Nesta ainda breve trajetória como jornalista e pesquisador musical, tive a oportunidade de entrevistar alguns dos maiores músicos do país. Entre talentos consagrados e vozes celebradas, uma ideia se repetia em diferentes conversas: “meu estudo é diário, todos os dias busco novos sons nas cordas, nos sopros, nos timbres”. Mas o que dizer, então, de um compositor que descobre em si mesmo a própria ressonância?
Este foi o caso de Hermeto Pascoal, gênio da orquestração e do cancioneiro do Brasil. O artista faleceu no último sábado, dia 13, deixando uma lacuna que dificilmente será preenchida. Seu magnetismo pela “invencionice” o libertou de qualquer pudor diante da linearidade de acordes e ritmos, projetando o país para o que Caetano Veloso nomeou de “Hermetismos Pascoais”.
Com uma vida longa e uma carreira ainda mais vasta, o músico que desde cedo sentiu o peso da exclusão — vítima de preconceito por ser albino e de limitações visuais provocadas pelo estrabismo — transformou as adversidades em uma forma única de enxergar o mundo: mais plural, colorido, variável e mágico. Seu poder, somado às longas madeixas brancas, o fez bruxo da música popular brasileira.

Singelo no riso e afável no humor, mas imponente no palco: diante dele, todos sabiam estar frente a um alquimista dos sons — e isso é raro. Até mesmo Elis Regina se intimidou. Em Montreux, no dia 20 de julho de 1979, os dois dividiram palco em duelo velado. Hermeto, desafiando acordes, testou até onde Elis poderia acompanhá-lo sem tropeços técnicos e sem perder o coração. Temendo a vaia, a Pimentinha preferiu não arriscar: cantou canções já conhecidas, entre elas a “Garota de Ipanema”, de Tom Jobim e Vinícius de Moraes, música que detestava e havia jurado jamais interpretar.
Hermeto foi singelo e potente. Lançou álbuns antológicos como Sambrasa Trio (1965), Hermeto (1972), A Música Livre de Hermeto Pascoal (1973), Zabumbê-bum-á (1979), Festa dos Deuses (1992), Mundo Verde Esperança (2002), No Mundo dos Sons (2017) e, por fim, Pra você, Ilza, dedicado à esposa. Mas sua grandeza estava sobretudo nos improvisos. Latas, bonecos, plantas, pedras — nada escapava às suas mãos. Era como se anunciasse a música do porvir: aquela feita com o que restasse depois do apocalipse.

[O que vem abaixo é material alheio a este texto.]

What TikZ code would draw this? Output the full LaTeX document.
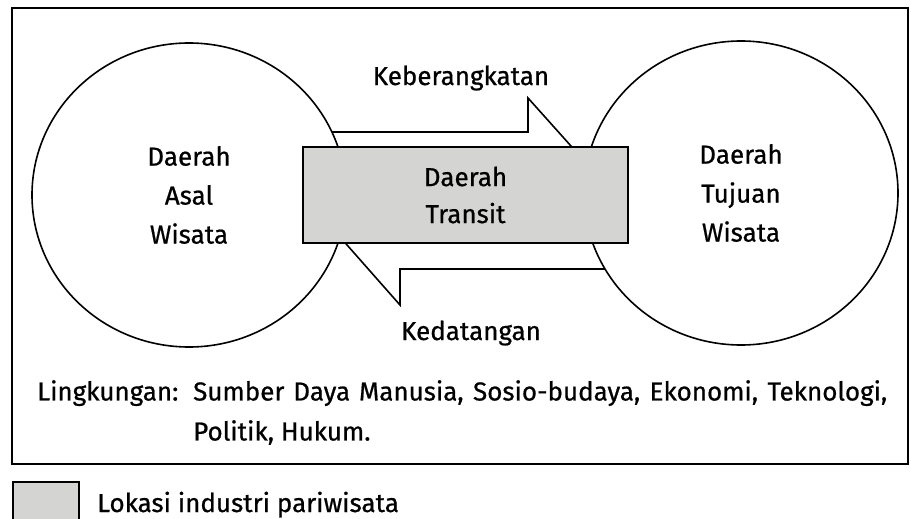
\documentclass[tikz,border=0pt]{standalone}
\usepackage{fontspec}
\setmainfont{Fira Sans}[FakeBold=0.7]
\usetikzlibrary{shapes.geometric, positioning}

\begin{document}
\begin{tikzpicture}[x=1pt, y=-1pt,
    region/.style={draw, line width=1.6pt, fill=white, ellipse, inner sep=0pt,
      minimum width=314pt, minimum height=304pt, align=center,
      font=\fontsize{26}{39}\selectfont},
    blockarrow/.style={draw, line width=1.6pt, fill=white, line join=miter},
    label/.style={font=\fontsize{26}{40}\selectfont, inner sep=0pt}]
    % Colours
    \definecolor{transitgray}{RGB}{212,212,210}
    \useasboundingbox (0,0) rectangle (911,519);

    % Outer frame
    \draw[line width=1.9pt] (12,8) rectangle (908,464);

    % Block arrows (ends hidden under the circles and the box)
    \draw[blockarrow] (250,132) -- (528,132) -- (528,98) -- (588,165)
      -- (528,232) -- (528,198) -- (250,198) -- cycle;
    \draw[blockarrow] (680,269) -- (400,269) -- (400,305) -- (340,237)
      -- (400,169) -- (400,205) -- (680,205) -- cycle;

    % Regions
    \node[region] (origin) at (189,195) {Daerah\\Asal\\Wisata};
    \node[region] (destination) at (741,193) {Daerah\\Tujuan\\Wisata};

    % Transit box
    \node[draw, line width=1.6pt, fill=transitgray, minimum width=325pt,
      minimum height=96pt, inner sep=0pt, align=center,
      font=\fontsize{26}{37}\selectfont] (transit) at (465.5,195) {Daerah\\Transit};

    % Arrow labels
    \node[label, anchor=base] (depart) at (461,85) {Keberangkatan};
    \node[label, anchor=base] (arrive) at (471,340) {Kedatangan};

    % Environment
    \node[label, anchor=north west, text width=150pt] (env) at (37,380) {Lingkungan:};
    \node[label, anchor=north west, text width=694pt, align=justify] (envlist) at (193,380)
      {Sumber Daya Manusia, Sosio-budaya, Ekonomi, Teknologi,\linebreak Politik, Hukum.};

    % Legend
    \node[draw, line width=1.9pt, fill=transitgray, anchor=north west,
      minimum width=66pt, minimum height=50pt] (key) at (12,481) {};
    \node[label, anchor=base west] (keytext) at (97,512) {Lokasi industri pariwisata};
\end{tikzpicture}
\end{document}
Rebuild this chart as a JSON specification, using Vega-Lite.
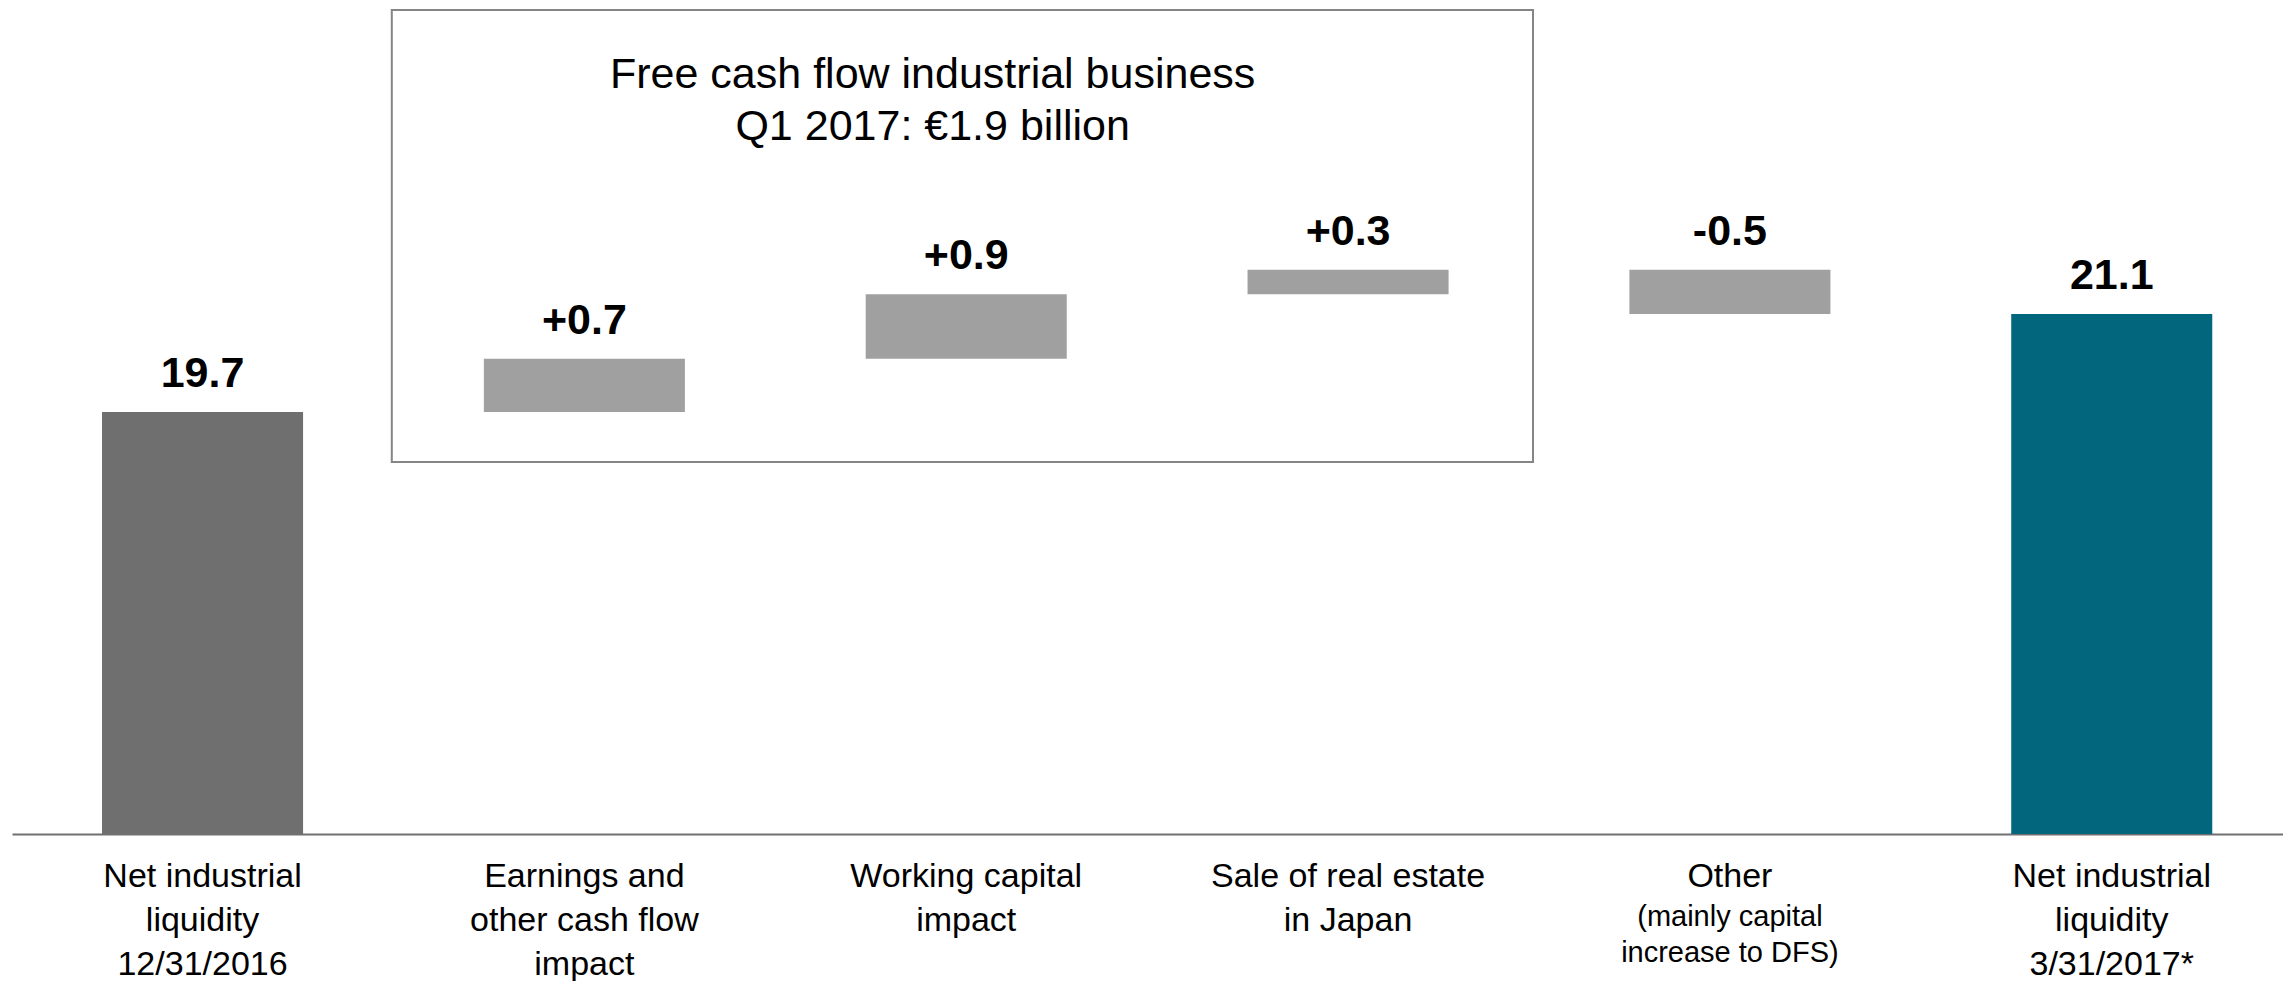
{
  "$schema": "https://vega.github.io/schema/vega-lite/v6.json",
  "width": 2271,
  "height": 834,
  "padding": {"left": 12, "top": 0, "right": 0, "bottom": 147},
  "autosize": {"type": "none"},
  "background": "white",
  "config": {"view": {"stroke": null}, "font": "Liberation Sans"},
  "datasets": {
    "steps": [
      {"cat": "Net industrial|liquidity|12/31/2016", "start": 0, "end": 19.7, "label": "19.7", "kind": "start"},
      {"cat": "Earnings and|other cash flow|impact", "start": 19.7, "end": 20.46, "label": "+0.7", "kind": "delta"},
      {"cat": "Working capital|impact", "start": 20.46, "end": 21.38, "label": "+0.9", "kind": "delta"},
      {"cat": "Sale of real estate|in Japan", "start": 21.38, "end": 21.73, "label": "+0.3", "kind": "delta"},
      {"cat": "Other", "start": 21.73, "end": 21.1, "label": "-0.5", "kind": "delta"},
      {"cat": "Net industrial|liquidity|3/31/2017*", "start": 0, "end": 21.1, "label": "21.1", "kind": "end"}
    ],
    "box": [
      {"from": "Earnings and|other cash flow|impact", "to": "Sale of real estate|in Japan", "lo": 18.985, "hi": 25.443}
    ],
    "heading": [
      {"t": "Free cash flow industrial business|Q1 2017: €1.9 billion", "at": "Working capital|impact", "v": 24.33}
    ],
    "notes": [
      {"cat": "Other", "note": "(mainly capital|increase to DFS)", "v": 13.671}
    ]
  },
  "layer": [
    {
      "data": {"name": "steps"},
      "mark": {"type": "bar"},
      "encoding": {
        "x": {
          "field": "cat", "type": "nominal", "sort": null,
          "scale": {
            "domain": ["Net industrial|liquidity|12/31/2016", "Earnings and|other cash flow|impact", "Working capital|impact", "Sale of real estate|in Japan", "Other", "Net industrial|liquidity|3/31/2017*"],
            "paddingInner": 0.4735, "paddingOuter": 0.2105, "align": 0.56
          },
          "axis": {
            "title": null, "ticks": false, "grid": false,
            "domainColor": "#707070", "domainWidth": 2,
            "labelExpr": "split(datum.label, '|')",
            "labelFont": "Liberation Sans", "labelFontSize": 34, "labelLineHeight": 44,
            "labelPadding": 52, "labelBaseline": "alphabetic", "labelColor": "#000000",
            "labelAngle": 0, "labelLimit": 0, "labelOverlap": false, "labelFlush": false
          }
        },
        "y": {
          "field": "start", "type": "quantitative",
          "scale": {"domain": [13.671, 25.585], "clamp": true, "zero": false, "nice": false},
          "axis": null
        },
        "y2": {"field": "end"},
        "color": {
          "field": "kind", "type": "nominal",
          "scale": {"domain": ["start", "delta", "end"], "range": ["#6f6f6f", "#a0a0a0", "#02677d"]},
          "legend": null
        }
      }
    },
    {
      "data": {"name": "box"},
      "mark": {"type": "rect", "filled": false, "stroke": "#858585", "strokeWidth": 2},
      "encoding": {
        "x": {"field": "from", "type": "nominal", "bandPosition": -0.458},
        "x2": {"field": "to", "bandPosition": 1.42},
        "y": {"field": "lo", "type": "quantitative"},
        "y2": {"field": "hi"}
      }
    },
    {
      "data": {"name": "steps"},
      "transform": [
        {"fold": ["start", "end"], "as": ["k", "v"]},
        {"aggregate": [{"op": "max", "field": "v", "as": "top"}], "groupby": ["cat", "label"]}
      ],
      "mark": {"type": "text", "fontSize": 43, "fontWeight": "bold", "baseline": "alphabetic", "align": "center", "dy": -25, "color": "#000000"},
      "encoding": {
        "x": {"field": "cat", "type": "nominal"},
        "y": {"field": "top", "type": "quantitative"},
        "text": {"field": "label"}
      }
    },
    {
      "data": {"name": "heading"},
      "mark": {"type": "text", "fontSize": 43, "lineBreak": "|", "lineHeight": 52, "baseline": "alphabetic", "align": "center", "color": "#000000"},
      "encoding": {
        "x": {"field": "at", "type": "nominal", "bandPosition": 0.333},
        "y": {"field": "v", "type": "quantitative"},
        "text": {"field": "t"}
      }
    },
    {
      "data": {"name": "notes"},
      "mark": {"type": "text", "fontSize": 29, "lineBreak": "|", "lineHeight": 36, "baseline": "alphabetic", "align": "center", "dy": 92, "color": "#000000"},
      "encoding": {
        "x": {"field": "cat", "type": "nominal"},
        "y": {"field": "v", "type": "quantitative"},
        "text": {"field": "note"}
      }
    }
  ]
}
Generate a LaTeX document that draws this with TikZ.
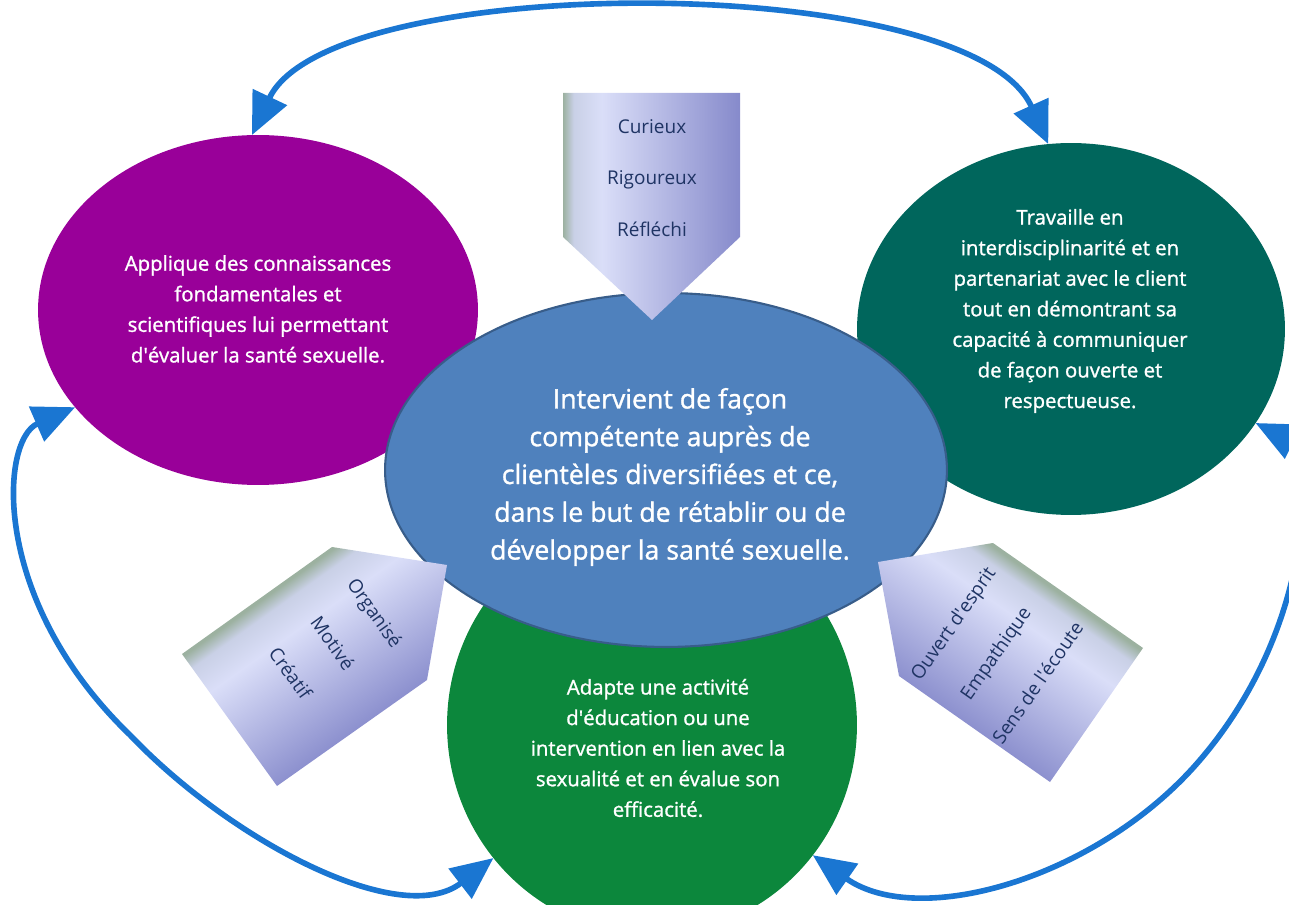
\documentclass[tikz,border=0pt]{standalone}
\usepackage{fontspec}
\setmainfont{Open Sans}
\newfontfamily\wf{Open Sans}[FakeBold=1.2]
\usetikzlibrary{shapes.geometric,arrows.meta}
\definecolor{cpurple}{HTML}{990099}
\definecolor{cteal}{HTML}{00665C}
\definecolor{cgreen}{HTML}{0C873C}
\definecolor{cblue}{HTML}{4F81BD}
\definecolor{cblueb}{HTML}{385D8A}
\definecolor{carrow}{HTML}{1A76D2}
\definecolor{ctext}{HTML}{1F3464}
\definecolor{pg0}{HTML}{9CB1A0}
\definecolor{pg1}{HTML}{C9D0E6}
\definecolor{pg2}{HTML}{DADEF8}
\definecolor{pg3}{HTML}{868ACB}
\pgfdeclarehorizontalshading{pentA}{100bp}{color(0bp)=(pg0); color(25bp)=(pg0); color(28bp)=(pg1); color(36bp)=(pg2); color(75bp)=(pg3); color(100bp)=(pg3)}
\pgfdeclarehorizontalshading{pentB}{100bp}{color(0bp)=(pg0); color(33bp)=(pg0); color(36bp)=(pg1); color(42bp)=(pg2); color(67bp)=(pg3); color(100bp)=(pg3)}
\begin{document}
\begin{tikzpicture}[x=0.02cm,y=-0.02cm,
  ell/.style={ellipse, inner sep=0pt, outer sep=0pt, draw=none},
  wtext/.style={text=white, align=center, font=\wf\fontsize{11.6}{17.4}\selectfont},
  btext/.style={text=white, align=center, font=\wf\fontsize{15.2}{21.5}\selectfont},
  ptext/.style={text=ctext, align=center, font=\fontsize{10.8}{29.5}\selectfont},
  arc/.style={draw=carrow, line width=3.2pt, {Triangle[length=24pt,width=21pt]}-{Triangle[length=24pt,width=21pt]}}
]
\useasboundingbox (0,0) rectangle (1289,905);
\clip (0,0) rectangle (1289,905);

% ellipses
\node[ell, fill=cpurple, minimum width=8.8cm, minimum height=7cm] (purple) at (258,310) {};
\node[ell, fill=cteal, minimum width=8.56cm, minimum height=7.44cm] (teal) at (1071,329) {};
\node[ell, fill=cgreen, minimum width=8.2cm, minimum height=8.4cm] (green) at (652,725) {};
\node[ell, fill=cblue, draw=cblueb, line width=1.2pt, minimum width=11.24cm, minimum height=7.08cm] (blue) at (666,470) {};

% texts
\node[wtext] (tpurple) at (258,309) {Applique des connaissances\\fondamentales et\\scientifiques lui permettant\\d\textquotesingle évaluer la santé sexuelle.};
\node[wtext] (tteal) at (1070,311) {Travaille en\\interdisciplinarité et en\\partenariat avec le client\\tout en démontrant sa\\capacité à communiquer\\de façon ouverte et\\respectueuse.};
\node[wtext] (tgreen) at (658,748) {Adapte une activité\\d\textquotesingle éducation ou une\\intervention en lien avec la\\sexualité et en évalue son\\efficacité.};
\node[btext] (tblue) at (670,477) {Intervient de façon\\compétente auprès de\\clientèles diversifiées et ce,\\dans le but de rétablir ou de\\développer la santé sexuelle.};

% pentagon arrows
\path[shading=pentA, shading angle=0] (563,93) -- (740,93) -- (740,237) -- (652,320) -- (563,237) -- cycle;
\node[ptext] (ttop) at (652,178) {Curieux\\Rigoureux\\Réfléchi};

\path[shading=pentB, shading angle=-54.5] (182,654) -- (332,547) -- (447,565) -- (427,680) -- (277,786) -- cycle;
\node[ptext, rotate=-54.5] (tleft) at (333,643) {Organisé\\Motivé\\Créatif};

\path[shading=pentB, shading angle=-125] (1143,648) -- (993,543) -- (878,562) -- (899,676) -- (1050,782) -- cycle;
\node[ptext, rotate=55] (tright) at (995,653) {Ouvert d\textquotesingle esprit\\Empathique\\Sens de l\textquotesingle écoute};

% connectors
\draw[arc] (purple.92) .. controls (330,-30) and (970,-30) .. (teal.97);
\draw[arc] (purple.208) .. controls (0,440) and (-10,600) .. (130,735) .. controls (230,840) and (400,930) .. (green.220);
\draw[arc] (teal.333) .. controls (1310,450) and (1320,620) .. (1200,760) .. controls (1100,877) and (920,930) .. (green.321);
\end{tikzpicture}
\end{document}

Descobrindo sons com braços, pernas, dedos, cabelos, Hermeto surgia como uma criança que tateia o próprio corpo para se reconhecer ou como um adolescente que busca, incansável, os gozos da vida. Para ele, a religião era a música; hoje sabemos que a religião de muitos músicos chama-se Hermeto Pascoal.
Viva o eterno bruxo.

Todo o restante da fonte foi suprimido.